When she originally tried writing about her mom and brother, her agent came back with feedback. “She said they were boring characters because they're not doing anything for the plotline. They're supportive. They're there for Maddie. That was a major redraft where I was like, ‘OK, I'm going to make them caricatures of the people I know,’” she says.
From there, Maddie goes on her own journey, separate from George, navigating the unholy trinity of bad dates, bad bosses and bad roommates, not to mention grief and complicated family dynamics… and what it feels like when things start to turn around.
George says she always knew the central journey of the book was Maddie navigating the “split” between her personas: Maame, her family nickname’s nickname for her, and Maddie, her name.
“Maame means to be a woman or to be a mother in Twi, which is a Ghanaian dialect. I'm basically looking at the responsibilities that come with being given such a nickname and such a personality, before you even know what to do with it, before you're even old enough to say, this isn't the name I should have. This isn't the responsibility I should have. I shouldn't have to do everything that comes with being called ‘the woman’ or ‘the mother’ before I’ve become either one of them,” she says.
Jenna says of Maame, “She was a mother to her parents. Therefore, she never really got to explore who she is. To watch that journey unfold is really satisfying and fun,” Jenna says.
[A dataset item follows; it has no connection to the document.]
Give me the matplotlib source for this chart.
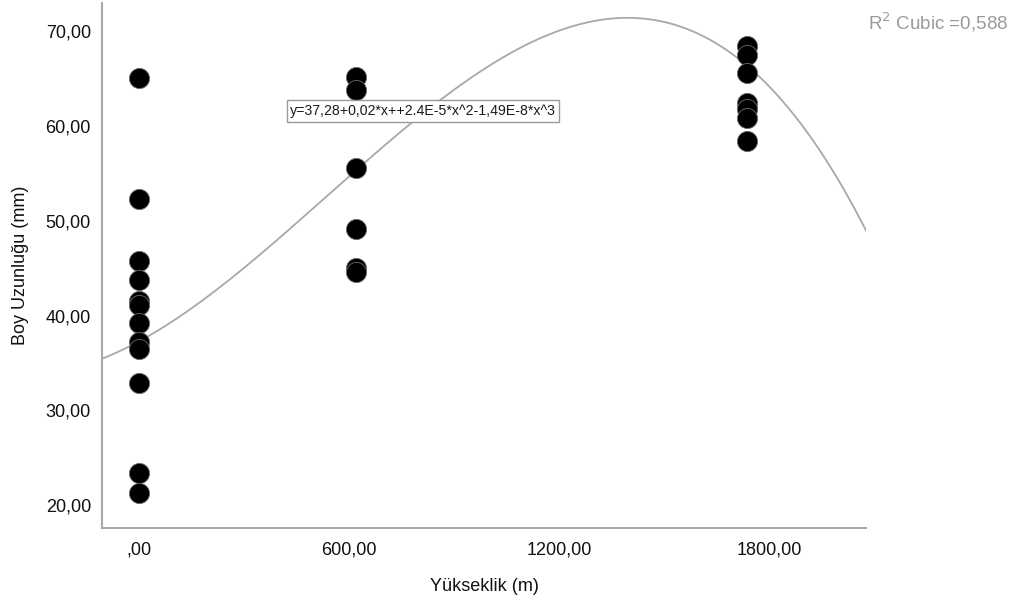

Like “Sam,” the last Read With Jenna pick, “Maame” is a coming-of-age story. Reflecting on the two “wildly different” journeys, Jenna says, “‘Maame’ a comedy with a lot of heart and depth — but it’s really, really funny. With ‘Sam,’ we're witnessing a girl grow up and losing some of that optimism, only to find it in herself again.”
George says she loves that her character is a “late bloomer.” When the novel opens, Madeline hasn’t had a romantic relationship or much of a personal life at all, for that matter. In the book, she goes through a series of firsts normally reserved for younger people.
“That's not something I'd read before. If I did manage to read about a character in their 20s, it was very early 20s. They’d had their boyfriends and had moved out already. This is an unusual space for someone like Maddie: Her first real job, being fired from her first real job, first date. I've usually heard from younger storytellers. So it was nice to have a protagonist who's nearing 30 when she’s doing all these things for the first time,” George says.
As for whether her family has read the book they partially inspired?
“They've read snippets. They're not big readers, which is funny, because I’m the biggest reader they know,” George says.